Stated exercise – Scan the listing below and copy every line holding "size".
━━ Source material ━━
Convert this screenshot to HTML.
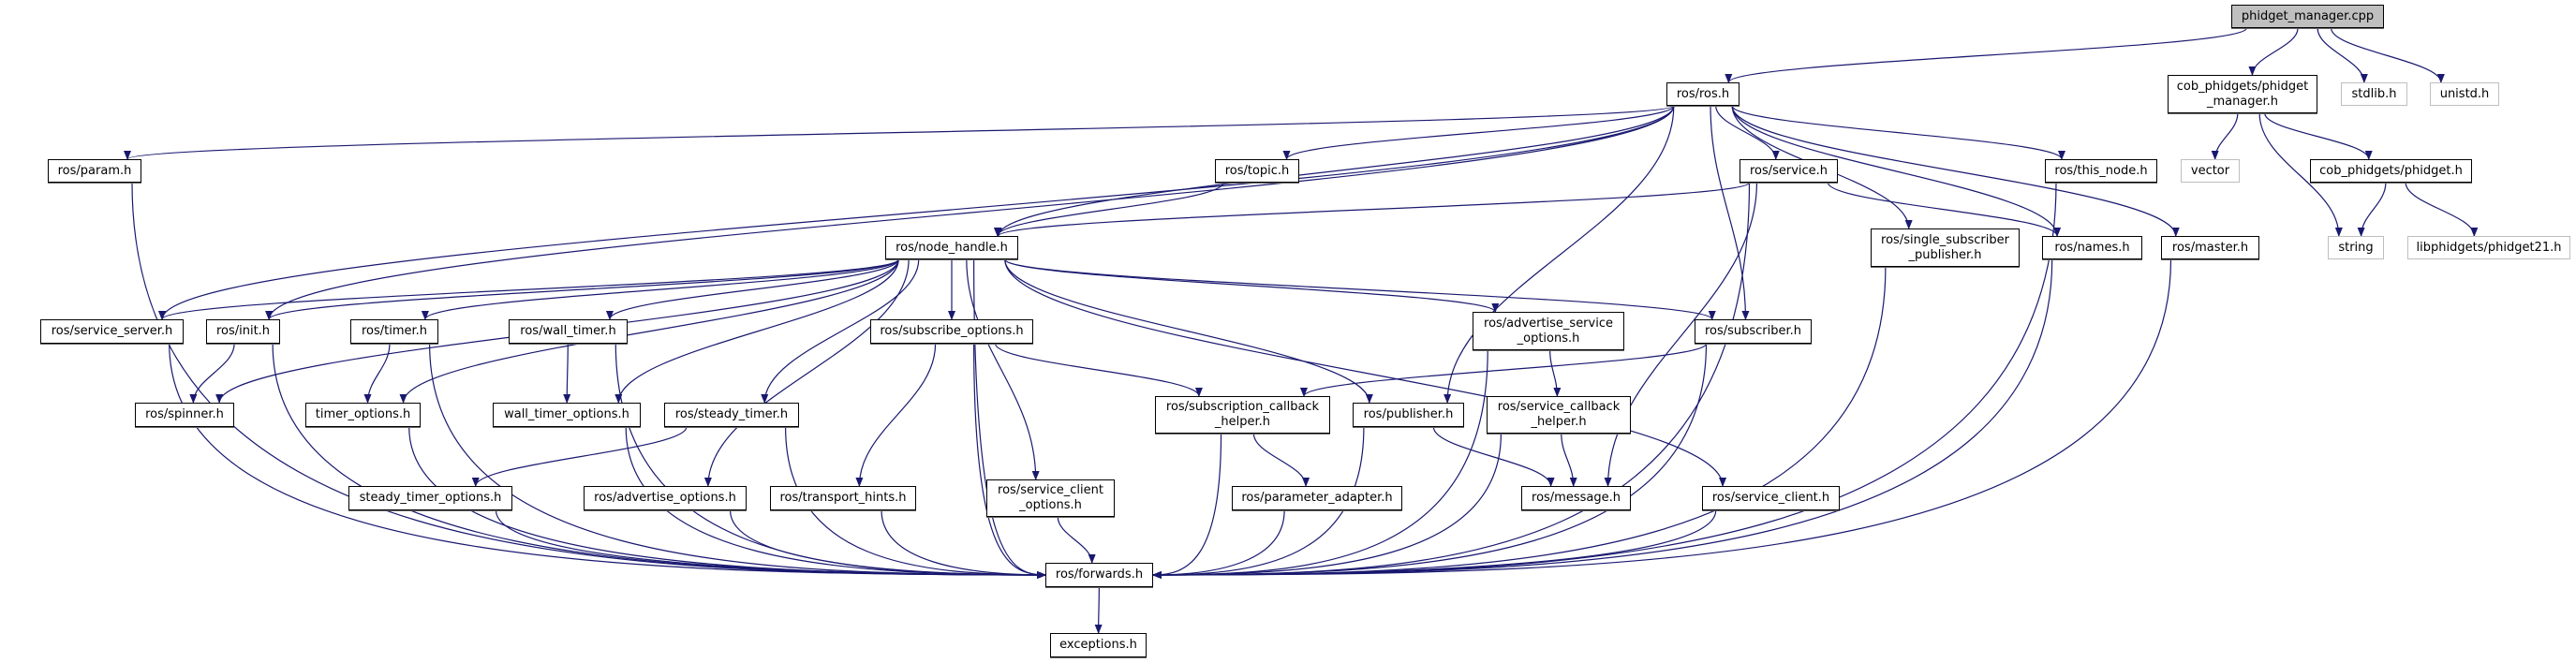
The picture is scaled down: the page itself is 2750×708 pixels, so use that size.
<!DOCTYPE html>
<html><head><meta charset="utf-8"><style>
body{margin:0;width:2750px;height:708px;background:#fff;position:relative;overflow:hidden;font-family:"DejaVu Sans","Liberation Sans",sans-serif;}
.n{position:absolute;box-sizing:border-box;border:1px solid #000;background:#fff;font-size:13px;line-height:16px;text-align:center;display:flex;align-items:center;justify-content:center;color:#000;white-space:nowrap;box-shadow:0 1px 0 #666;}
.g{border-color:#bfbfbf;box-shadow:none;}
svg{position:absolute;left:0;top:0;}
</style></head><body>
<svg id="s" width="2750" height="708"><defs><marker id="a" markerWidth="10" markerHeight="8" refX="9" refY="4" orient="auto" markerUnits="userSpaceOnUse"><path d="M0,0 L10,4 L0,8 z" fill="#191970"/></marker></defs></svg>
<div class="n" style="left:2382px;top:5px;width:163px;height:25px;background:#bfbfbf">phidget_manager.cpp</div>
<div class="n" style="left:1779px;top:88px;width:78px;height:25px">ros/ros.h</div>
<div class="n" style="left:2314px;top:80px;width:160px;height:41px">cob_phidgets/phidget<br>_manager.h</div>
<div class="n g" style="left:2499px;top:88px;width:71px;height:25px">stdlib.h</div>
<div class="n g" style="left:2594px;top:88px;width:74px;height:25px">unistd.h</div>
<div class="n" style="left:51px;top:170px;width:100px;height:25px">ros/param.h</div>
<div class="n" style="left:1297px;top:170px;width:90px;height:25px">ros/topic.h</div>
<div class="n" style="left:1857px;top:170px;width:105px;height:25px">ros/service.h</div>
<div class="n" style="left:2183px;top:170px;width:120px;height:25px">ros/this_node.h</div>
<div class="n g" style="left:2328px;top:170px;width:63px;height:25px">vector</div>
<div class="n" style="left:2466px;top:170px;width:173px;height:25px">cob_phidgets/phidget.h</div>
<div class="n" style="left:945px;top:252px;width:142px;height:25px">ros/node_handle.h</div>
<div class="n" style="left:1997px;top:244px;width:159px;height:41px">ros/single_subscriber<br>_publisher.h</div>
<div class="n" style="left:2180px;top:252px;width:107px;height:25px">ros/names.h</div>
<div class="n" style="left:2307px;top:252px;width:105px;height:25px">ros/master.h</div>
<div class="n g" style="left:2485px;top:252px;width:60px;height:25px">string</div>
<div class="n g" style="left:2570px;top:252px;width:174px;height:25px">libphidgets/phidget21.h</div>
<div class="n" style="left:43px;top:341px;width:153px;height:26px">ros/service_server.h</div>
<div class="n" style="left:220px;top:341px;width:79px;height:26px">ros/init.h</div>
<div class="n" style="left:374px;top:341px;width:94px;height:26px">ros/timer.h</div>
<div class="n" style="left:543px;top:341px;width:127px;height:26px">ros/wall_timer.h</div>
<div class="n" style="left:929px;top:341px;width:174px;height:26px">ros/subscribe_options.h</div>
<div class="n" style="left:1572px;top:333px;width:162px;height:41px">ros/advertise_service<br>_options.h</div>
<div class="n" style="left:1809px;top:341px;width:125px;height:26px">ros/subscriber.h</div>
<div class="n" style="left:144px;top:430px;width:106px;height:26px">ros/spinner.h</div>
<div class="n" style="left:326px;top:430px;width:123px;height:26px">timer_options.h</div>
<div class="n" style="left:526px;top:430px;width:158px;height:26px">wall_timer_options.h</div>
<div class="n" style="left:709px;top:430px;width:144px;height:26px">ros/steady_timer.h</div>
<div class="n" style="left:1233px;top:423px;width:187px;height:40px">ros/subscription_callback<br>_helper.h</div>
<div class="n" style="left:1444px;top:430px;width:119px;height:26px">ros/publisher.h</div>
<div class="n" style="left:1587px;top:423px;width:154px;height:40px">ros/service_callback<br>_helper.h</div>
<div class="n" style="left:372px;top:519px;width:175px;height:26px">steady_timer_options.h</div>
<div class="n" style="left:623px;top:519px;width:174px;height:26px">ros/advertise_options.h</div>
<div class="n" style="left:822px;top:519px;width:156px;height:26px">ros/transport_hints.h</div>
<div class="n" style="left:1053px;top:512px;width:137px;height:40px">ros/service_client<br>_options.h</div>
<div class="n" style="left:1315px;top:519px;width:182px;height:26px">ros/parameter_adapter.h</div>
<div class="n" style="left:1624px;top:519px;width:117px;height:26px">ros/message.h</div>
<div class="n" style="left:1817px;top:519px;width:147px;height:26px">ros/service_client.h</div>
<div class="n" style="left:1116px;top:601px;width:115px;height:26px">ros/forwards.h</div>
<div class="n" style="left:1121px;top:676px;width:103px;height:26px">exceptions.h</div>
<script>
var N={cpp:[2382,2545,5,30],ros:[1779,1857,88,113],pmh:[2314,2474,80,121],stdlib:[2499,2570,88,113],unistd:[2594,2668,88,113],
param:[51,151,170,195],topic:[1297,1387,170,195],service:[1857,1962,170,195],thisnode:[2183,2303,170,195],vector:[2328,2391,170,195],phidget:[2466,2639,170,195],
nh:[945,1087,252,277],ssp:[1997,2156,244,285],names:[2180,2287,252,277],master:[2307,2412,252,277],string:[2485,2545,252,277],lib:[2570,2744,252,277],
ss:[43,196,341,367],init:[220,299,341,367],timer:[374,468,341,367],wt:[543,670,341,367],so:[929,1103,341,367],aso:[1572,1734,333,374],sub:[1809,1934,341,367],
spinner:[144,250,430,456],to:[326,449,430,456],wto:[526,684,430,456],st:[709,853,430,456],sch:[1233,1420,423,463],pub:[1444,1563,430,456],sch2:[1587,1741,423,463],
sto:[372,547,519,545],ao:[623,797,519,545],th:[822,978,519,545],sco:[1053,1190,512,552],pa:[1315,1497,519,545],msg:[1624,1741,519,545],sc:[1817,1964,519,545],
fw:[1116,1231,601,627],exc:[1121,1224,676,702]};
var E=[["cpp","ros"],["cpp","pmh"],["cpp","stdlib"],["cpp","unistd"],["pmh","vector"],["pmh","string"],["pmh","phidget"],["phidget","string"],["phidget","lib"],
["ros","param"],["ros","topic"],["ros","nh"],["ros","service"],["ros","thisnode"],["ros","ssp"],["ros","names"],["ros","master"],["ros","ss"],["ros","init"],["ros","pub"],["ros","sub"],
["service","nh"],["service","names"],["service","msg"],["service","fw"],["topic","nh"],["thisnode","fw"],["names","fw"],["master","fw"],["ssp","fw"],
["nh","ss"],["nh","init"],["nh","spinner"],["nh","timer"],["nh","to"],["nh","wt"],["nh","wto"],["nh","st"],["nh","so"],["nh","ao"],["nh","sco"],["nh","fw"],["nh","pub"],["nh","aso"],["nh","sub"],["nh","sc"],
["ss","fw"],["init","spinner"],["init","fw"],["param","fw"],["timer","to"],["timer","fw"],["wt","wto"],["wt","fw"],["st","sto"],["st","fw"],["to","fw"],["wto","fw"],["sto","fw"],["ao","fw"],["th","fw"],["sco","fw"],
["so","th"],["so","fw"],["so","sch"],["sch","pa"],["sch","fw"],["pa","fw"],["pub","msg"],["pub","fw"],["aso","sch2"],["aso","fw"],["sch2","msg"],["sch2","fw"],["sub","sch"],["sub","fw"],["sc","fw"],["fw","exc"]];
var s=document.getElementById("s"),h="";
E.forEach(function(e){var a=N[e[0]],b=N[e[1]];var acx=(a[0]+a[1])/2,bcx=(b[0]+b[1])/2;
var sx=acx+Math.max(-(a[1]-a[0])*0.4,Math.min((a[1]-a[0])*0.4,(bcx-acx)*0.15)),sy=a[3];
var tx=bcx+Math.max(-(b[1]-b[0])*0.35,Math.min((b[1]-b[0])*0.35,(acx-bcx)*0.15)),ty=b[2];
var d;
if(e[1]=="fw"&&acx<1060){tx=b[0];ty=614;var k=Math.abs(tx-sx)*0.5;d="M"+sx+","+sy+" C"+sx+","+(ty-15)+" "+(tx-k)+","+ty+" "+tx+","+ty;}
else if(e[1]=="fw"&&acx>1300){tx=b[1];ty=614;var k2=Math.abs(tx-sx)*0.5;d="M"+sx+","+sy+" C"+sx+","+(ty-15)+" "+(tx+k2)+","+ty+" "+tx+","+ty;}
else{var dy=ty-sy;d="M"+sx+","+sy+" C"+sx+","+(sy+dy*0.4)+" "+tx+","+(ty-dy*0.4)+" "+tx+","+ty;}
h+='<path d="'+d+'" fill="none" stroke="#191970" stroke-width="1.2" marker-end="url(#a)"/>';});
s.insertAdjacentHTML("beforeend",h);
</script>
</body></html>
━━━
Solution –
The picture is scaled down: the page itself is 2750×708 pixels, so use that size.
.n{position:absolute;box-sizing:border-box;border:1px solid #000;background:#fff;font-size:13px;line-height:16px;text-align:center;display:flex;align-items:center;justify-content:center;color:#000;white-space:nowrap;box-shadow:0 1px 0 #666;}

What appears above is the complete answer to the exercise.